### Instruction
An exact copy of all the data is required, with pictures left out.

— START —

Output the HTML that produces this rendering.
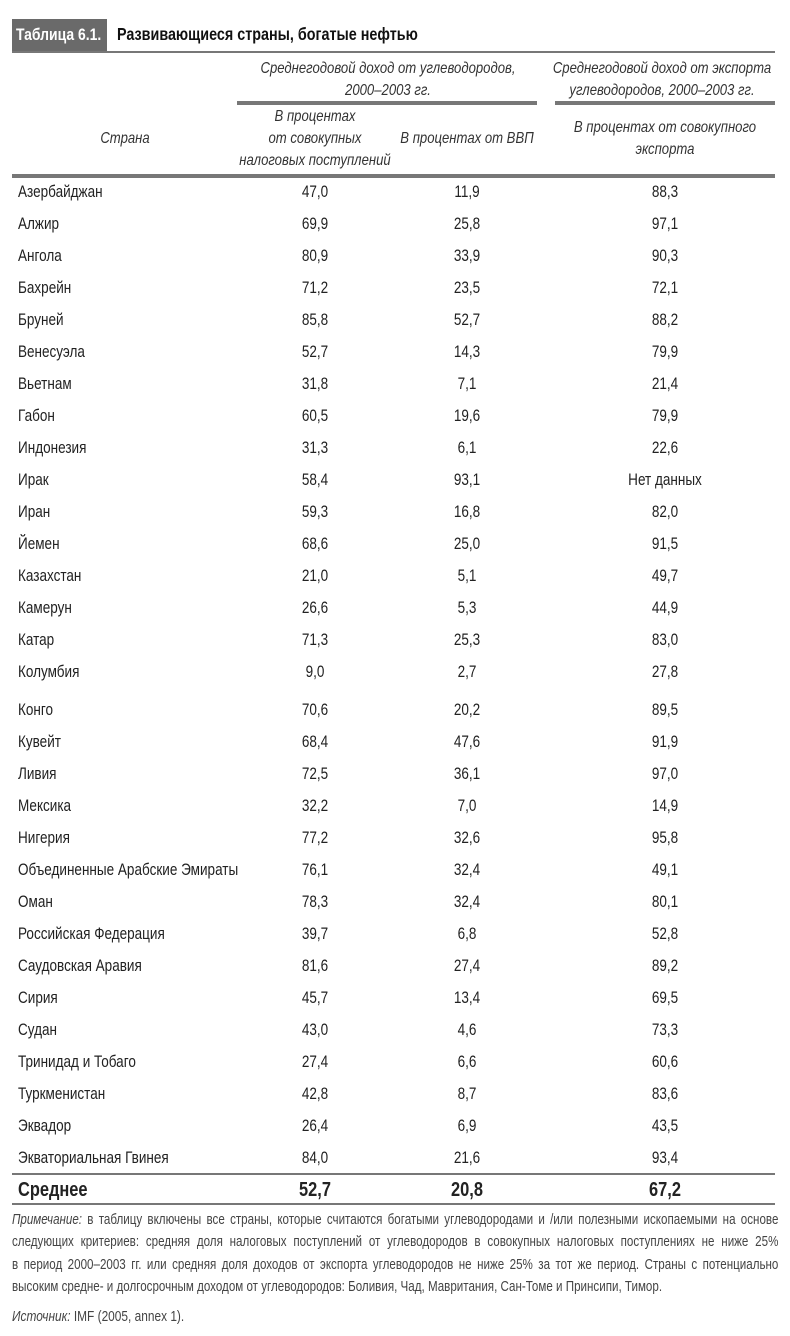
<!DOCTYPE html>
<html><head><meta charset="utf-8"><style>
body{margin:0;width:790px;height:1336px;background:#fff;position:relative;font-family:"Liberation Sans",sans-serif;color:#222;overflow:hidden}
.a{position:absolute;white-space:nowrap}
.n{transform:scaleX(.82);transform-origin:left center}
.c{transform:translateX(-50%) scaleX(.82);text-align:center}
.l{position:absolute;background:#777}
.r{font-size:16.5px}
.i{font-style:italic;font-size:16px;color:#333;line-height:22px}
.nt{position:absolute;left:12px;width:958px;font-size:14.5px;color:#444;text-align:justify;text-align-last:justify;white-space:nowrap;transform:scaleX(.80);transform-origin:left center}
</style></head><body>
<div class="a" style="left:12px;top:19px;width:95px;height:33px;background:#6a6a6a"></div>
<div class="a n" style="left:16px;top:25px;color:#fff;font-weight:bold;font-size:17px">Таблица 6.1.</div>
<div class="a n" style="left:117px;top:24px;font-weight:bold;font-size:17.5px;color:#111">Развивающиеся страны, богатые нефтью</div>
<div class="l" style="left:12px;top:51px;width:763px;height:2px"></div>
<div class="a c i" style="left:388px;top:58px">Среднегодовой доход от углеводородов,<br>2000–2003 гг.</div>
<div class="a c i" style="left:662px;top:58px">Среднегодовой доход от экспорта<br>углеводородов, 2000–2003 гг.</div>
<div class="l" style="left:237px;top:101px;width:300px;height:4px"></div>
<div class="l" style="left:555px;top:101px;width:220px;height:4px"></div>
<div class="a c i" style="left:315px;top:106px">В процентах<br>от совокупных<br>налоговых поступлений</div>
<div class="a c i" style="left:467px;top:128px">В процентах от ВВП</div>
<div class="a c i" style="left:665px;top:117px">В процентах от совокупного<br>экспорта</div>
<div class="a c i" style="left:125px;top:128px">Страна</div>
<div class="l" style="left:12px;top:174px;width:763px;height:4px"></div>
<div id="rows"></div>
<div class="l" style="left:12px;top:1173px;width:763px;height:2px"></div>
<div class="a n" style="left:18px;top:1179px;font-weight:bold;font-size:20px">Среднее</div>
<div class="a c" style="left:315px;top:1179px;font-weight:bold;font-size:20px">52,7</div>
<div class="a c" style="left:467px;top:1179px;font-weight:bold;font-size:20px">20,8</div>
<div class="a c" style="left:665px;top:1179px;font-weight:bold;font-size:20px">67,2</div>
<div class="l" style="left:12px;top:1203px;width:763px;height:2px"></div>
<div class="nt" style="top:1212px"><i>Примечание:</i> в таблицу включены все страны, которые считаются богатыми углеводородами и /или полезными ископаемыми на основе</div>
<div class="nt" style="top:1234px">следующих критериев: средняя доля налоговых поступлений от углеводородов в совокупных налоговых поступлениях не ниже 25%</div>
<div class="nt" style="top:1257px">в период 2000–2003 гг. или средняя доля доходов от экспорта углеводородов не ниже 25% за тот же период. Страны с потенциально</div>
<div class="a" style="left:12px;top:1279px;font-size:14.5px;color:#444;transform:scaleX(.80);transform-origin:left center">высоким средне- и долгосрочным доходом от углеводородов: Боливия, Чад, Мавритания, Сан-Томе и Принсипи, Тимор.</div>
<div class="a n" style="left:12px;top:1309px;font-size:14.5px;color:#444"><i>Источник:</i> IMF (2005, annex 1).</div>
<script>
var d=[["Азербайджан","47,0","11,9","88,3"],["Алжир","69,9","25,8","97,1"],["Ангола","80,9","33,9","90,3"],["Бахрейн","71,2","23,5","72,1"],["Бруней","85,8","52,7","88,2"],["Венесуэла","52,7","14,3","79,9"],["Вьетнам","31,8","7,1","21,4"],["Габон","60,5","19,6","79,9"],["Индонезия","31,3","6,1","22,6"],["Ирак","58,4","93,1","Нет данных"],["Иран","59,3","16,8","82,0"],["Йемен","68,6","25,0","91,5"],["Казахстан","21,0","5,1","49,7"],["Камерун","26,6","5,3","44,9"],["Катар","71,3","25,3","83,0"],["Колумбия","9,0","2,7","27,8"],["Конго","70,6","20,2","89,5"],["Кувейт","68,4","47,6","91,9"],["Ливия","72,5","36,1","97,0"],["Мексика","32,2","7,0","14,9"],["Нигерия","77,2","32,6","95,8"],["Объединенные Арабские Эмираты","76,1","32,4","49,1"],["Оман","78,3","32,4","80,1"],["Российская Федерация","39,7","6,8","52,8"],["Саудовская Аравия","81,6","27,4","89,2"],["Сирия","45,7","13,4","69,5"],["Судан","43,0","4,6","73,3"],["Тринидад и Тобаго","27,4","6,6","60,6"],["Туркменистан","42,8","8,7","83,6"],["Эквадор","26,4","6,9","43,5"],["Экваториальная Гвинея","84,0","21,6","93,4"]];
var h="";d.forEach(function(r,i){var y=183+i*32+(i>=16?6:0);
h+='<div class="a r n" style="left:18px;top:'+y+'px">'+r[0]+'</div>';
h+='<div class="a r c" style="left:315px;top:'+y+'px">'+r[1]+'</div>';
h+='<div class="a r c" style="left:467px;top:'+y+'px">'+r[2]+'</div>';
h+='<div class="a r c" style="left:665px;top:'+y+'px">'+r[3]+'</div>';});
document.getElementById("rows").innerHTML=h;
</script>
</body></html>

— END —

### Result of this exercise
Output the HTML that produces this rendering.
<!DOCTYPE html>
<html><head><meta charset="utf-8"><style>
body{margin:0;width:790px;height:1336px;background:#fff;position:relative;font-family:"Liberation Sans",sans-serif;color:#222;overflow:hidden}
.a{position:absolute;white-space:nowrap}
.n{transform:scaleX(.82);transform-origin:left center}
.c{transform:translateX(-50%) scaleX(.82);text-align:center}
.l{position:absolute;background:#777}
.r{font-size:16.5px}
.i{font-style:italic;font-size:16px;color:#333;line-height:22px}
.nt{position:absolute;left:12px;width:958px;font-size:14.5px;color:#444;text-align:justify;text-align-last:justify;white-space:nowrap;transform:scaleX(.80);transform-origin:left center}
</style></head><body>
<div class="a" style="left:12px;top:19px;width:95px;height:33px;background:#6a6a6a"></div>
<div class="a n" style="left:16px;top:25px;color:#fff;font-weight:bold;font-size:17px">Таблица 6.1.</div>
<div class="a n" style="left:117px;top:24px;font-weight:bold;font-size:17.5px;color:#111">Развивающиеся страны, богатые нефтью</div>
<div class="l" style="left:12px;top:51px;width:763px;height:2px"></div>
<div class="a c i" style="left:388px;top:58px">Среднегодовой доход от углеводородов,<br>2000–2003 гг.</div>
<div class="a c i" style="left:662px;top:58px">Среднегодовой доход от экспорта<br>углеводородов, 2000–2003 гг.</div>
<div class="l" style="left:237px;top:101px;width:300px;height:4px"></div>
<div class="l" style="left:555px;top:101px;width:220px;height:4px"></div>
<div class="a c i" style="left:315px;top:106px">В процентах<br>от совокупных<br>налоговых поступлений</div>
<div class="a c i" style="left:467px;top:128px">В процентах от ВВП</div>
<div class="a c i" style="left:665px;top:117px">В процентах от совокупного<br>экспорта</div>
<div class="a c i" style="left:125px;top:128px">Страна</div>
<div class="l" style="left:12px;top:174px;width:763px;height:4px"></div>
<div id="rows"></div>
<div class="l" style="left:12px;top:1173px;width:763px;height:2px"></div>
<div class="a n" style="left:18px;top:1179px;font-weight:bold;font-size:20px">Среднее</div>
<div class="a c" style="left:315px;top:1179px;font-weight:bold;font-size:20px">52,7</div>
<div class="a c" style="left:467px;top:1179px;font-weight:bold;font-size:20px">20,8</div>
<div class="a c" style="left:665px;top:1179px;font-weight:bold;font-size:20px">67,2</div>
<div class="l" style="left:12px;top:1203px;width:763px;height:2px"></div>
<div class="nt" style="top:1212px"><i>Примечание:</i> в таблицу включены все страны, которые считаются богатыми углеводородами и /или полезными ископаемыми на основе</div>
<div class="nt" style="top:1234px">следующих критериев: средняя доля налоговых поступлений от углеводородов в совокупных налоговых поступлениях не ниже 25%</div>
<div class="nt" style="top:1257px">в период 2000–2003 гг. или средняя доля доходов от экспорта углеводородов не ниже 25% за тот же период. Страны с потенциально</div>
<div class="a" style="left:12px;top:1279px;font-size:14.5px;color:#444;transform:scaleX(.80);transform-origin:left center">высоким средне- и долгосрочным доходом от углеводородов: Боливия, Чад, Мавритания, Сан-Томе и Принсипи, Тимор.</div>
<div class="a n" style="left:12px;top:1309px;font-size:14.5px;color:#444"><i>Источник:</i> IMF (2005, annex 1).</div>
<script>
var d=[["Азербайджан","47,0","11,9","88,3"],["Алжир","69,9","25,8","97,1"],["Ангола","80,9","33,9","90,3"],["Бахрейн","71,2","23,5","72,1"],["Бруней","85,8","52,7","88,2"],["Венесуэла","52,7","14,3","79,9"],["Вьетнам","31,8","7,1","21,4"],["Габон","60,5","19,6","79,9"],["Индонезия","31,3","6,1","22,6"],["Ирак","58,4","93,1","Нет данных"],["Иран","59,3","16,8","82,0"],["Йемен","68,6","25,0","91,5"],["Казахстан","21,0","5,1","49,7"],["Камерун","26,6","5,3","44,9"],["Катар","71,3","25,3","83,0"],["Колумбия","9,0","2,7","27,8"],["Конго","70,6","20,2","89,5"],["Кувейт","68,4","47,6","91,9"],["Ливия","72,5","36,1","97,0"],["Мексика","32,2","7,0","14,9"],["Нигерия","77,2","32,6","95,8"],["Объединенные Арабские Эмираты","76,1","32,4","49,1"],["Оман","78,3","32,4","80,1"],["Российская Федерация","39,7","6,8","52,8"],["Саудовская Аравия","81,6","27,4","89,2"],["Сирия","45,7","13,4","69,5"],["Судан","43,0","4,6","73,3"],["Тринидад и Тобаго","27,4","6,6","60,6"],["Туркменистан","42,8","8,7","83,6"],["Эквадор","26,4","6,9","43,5"],["Экваториальная Гвинея","84,0","21,6","93,4"]];
var h="";d.forEach(function(r,i){var y=183+i*32+(i>=16?6:0);
h+='<div class="a r n" style="left:18px;top:'+y+'px">'+r[0]+'</div>';
h+='<div class="a r c" style="left:315px;top:'+y+'px">'+r[1]+'</div>';
h+='<div class="a r c" style="left:467px;top:'+y+'px">'+r[2]+'</div>';
h+='<div class="a r c" style="left:665px;top:'+y+'px">'+r[3]+'</div>';});
document.getElementById("rows").innerHTML=h;
</script>
</body></html>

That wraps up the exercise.